- Task directions -
Say how many lines contain the word "with". Only the number should be given.

--- BEGIN Items ---

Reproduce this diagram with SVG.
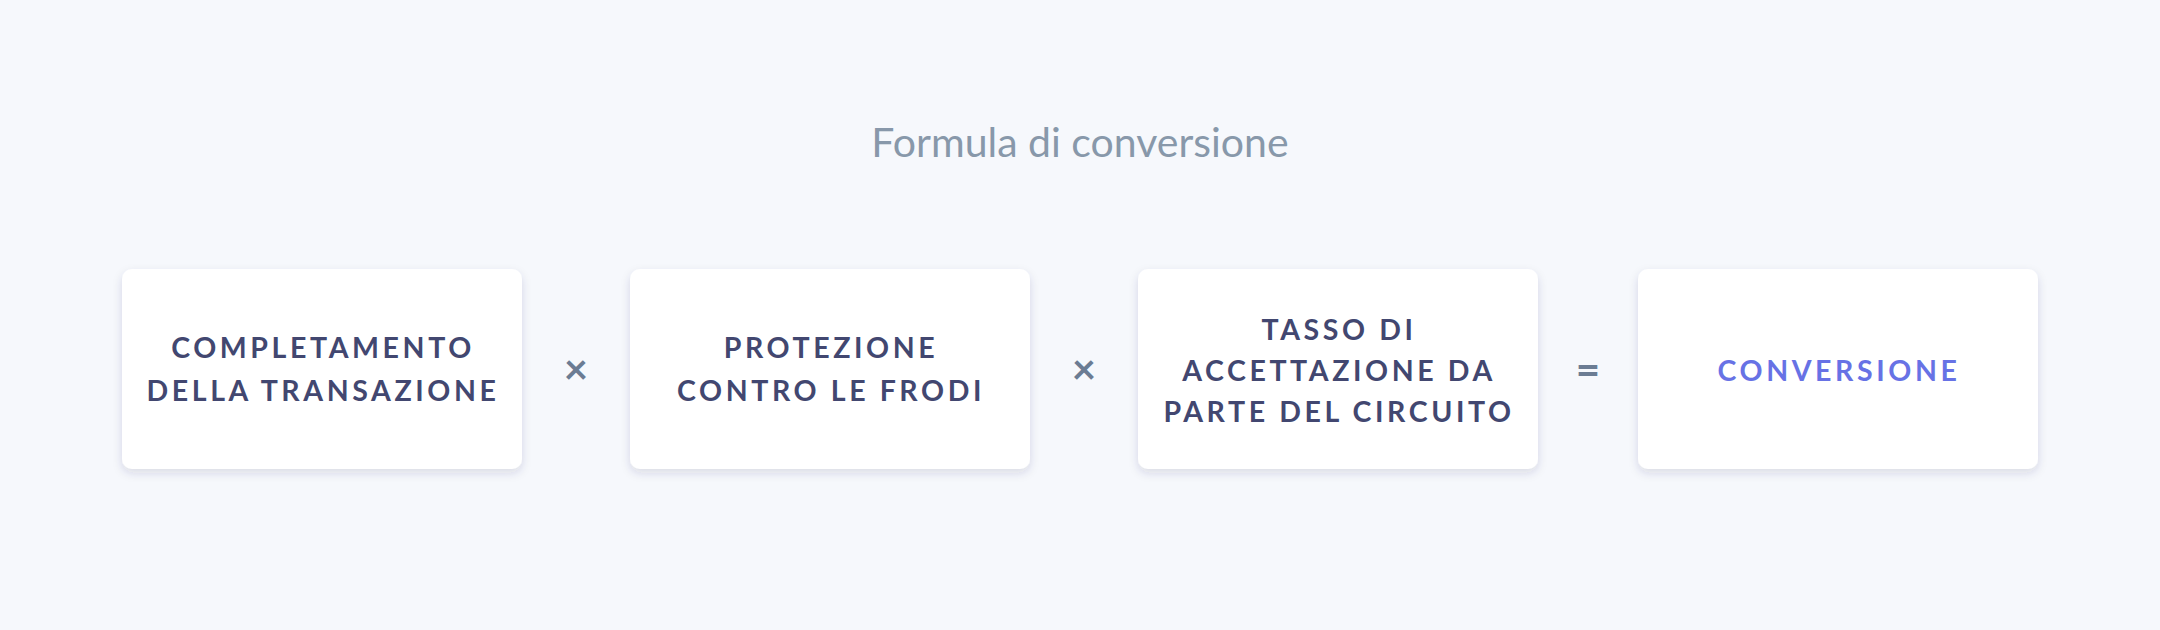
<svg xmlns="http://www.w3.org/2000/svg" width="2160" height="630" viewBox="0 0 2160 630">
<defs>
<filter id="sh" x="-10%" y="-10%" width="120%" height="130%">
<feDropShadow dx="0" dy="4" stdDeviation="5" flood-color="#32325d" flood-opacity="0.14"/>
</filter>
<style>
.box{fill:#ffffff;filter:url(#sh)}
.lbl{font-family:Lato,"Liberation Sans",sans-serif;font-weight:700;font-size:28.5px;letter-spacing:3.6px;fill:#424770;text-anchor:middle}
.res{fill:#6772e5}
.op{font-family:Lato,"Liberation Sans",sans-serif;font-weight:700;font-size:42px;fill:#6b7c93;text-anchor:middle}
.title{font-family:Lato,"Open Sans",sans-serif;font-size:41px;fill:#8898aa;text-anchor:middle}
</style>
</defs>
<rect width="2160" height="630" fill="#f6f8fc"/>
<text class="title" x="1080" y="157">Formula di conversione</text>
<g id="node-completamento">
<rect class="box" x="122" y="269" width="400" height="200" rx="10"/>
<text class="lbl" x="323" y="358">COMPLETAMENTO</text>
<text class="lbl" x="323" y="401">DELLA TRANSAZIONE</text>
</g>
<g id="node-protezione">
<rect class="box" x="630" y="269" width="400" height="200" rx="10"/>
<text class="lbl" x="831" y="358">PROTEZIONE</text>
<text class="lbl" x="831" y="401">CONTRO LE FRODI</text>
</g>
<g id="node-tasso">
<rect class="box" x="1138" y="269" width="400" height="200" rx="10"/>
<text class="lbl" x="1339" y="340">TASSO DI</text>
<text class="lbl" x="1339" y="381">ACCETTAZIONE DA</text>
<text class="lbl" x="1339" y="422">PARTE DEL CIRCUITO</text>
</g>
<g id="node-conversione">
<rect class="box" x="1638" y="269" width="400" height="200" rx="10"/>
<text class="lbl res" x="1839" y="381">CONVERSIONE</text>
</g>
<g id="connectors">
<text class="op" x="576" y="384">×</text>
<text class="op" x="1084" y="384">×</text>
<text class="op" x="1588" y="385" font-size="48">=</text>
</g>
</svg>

--- END Items ---
--- BEGIN Items ---

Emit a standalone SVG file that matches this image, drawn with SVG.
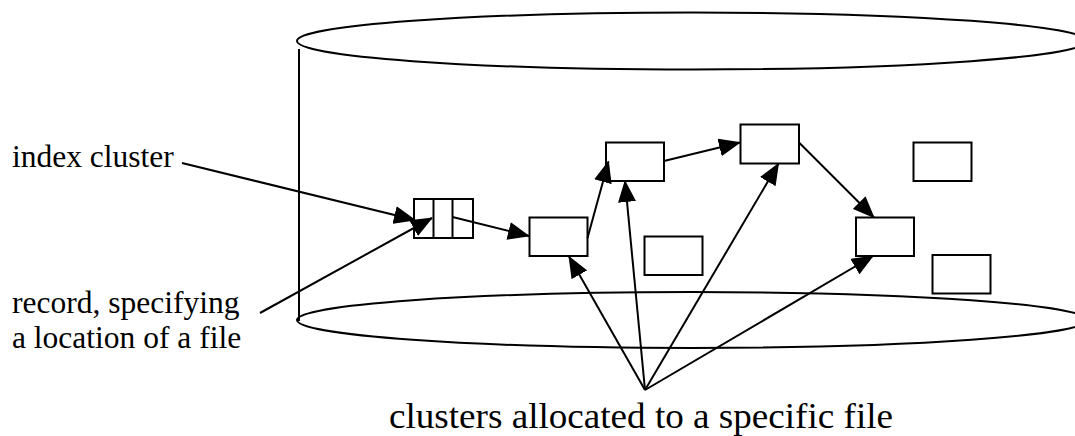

--- END Items ---

- Expected answer -
2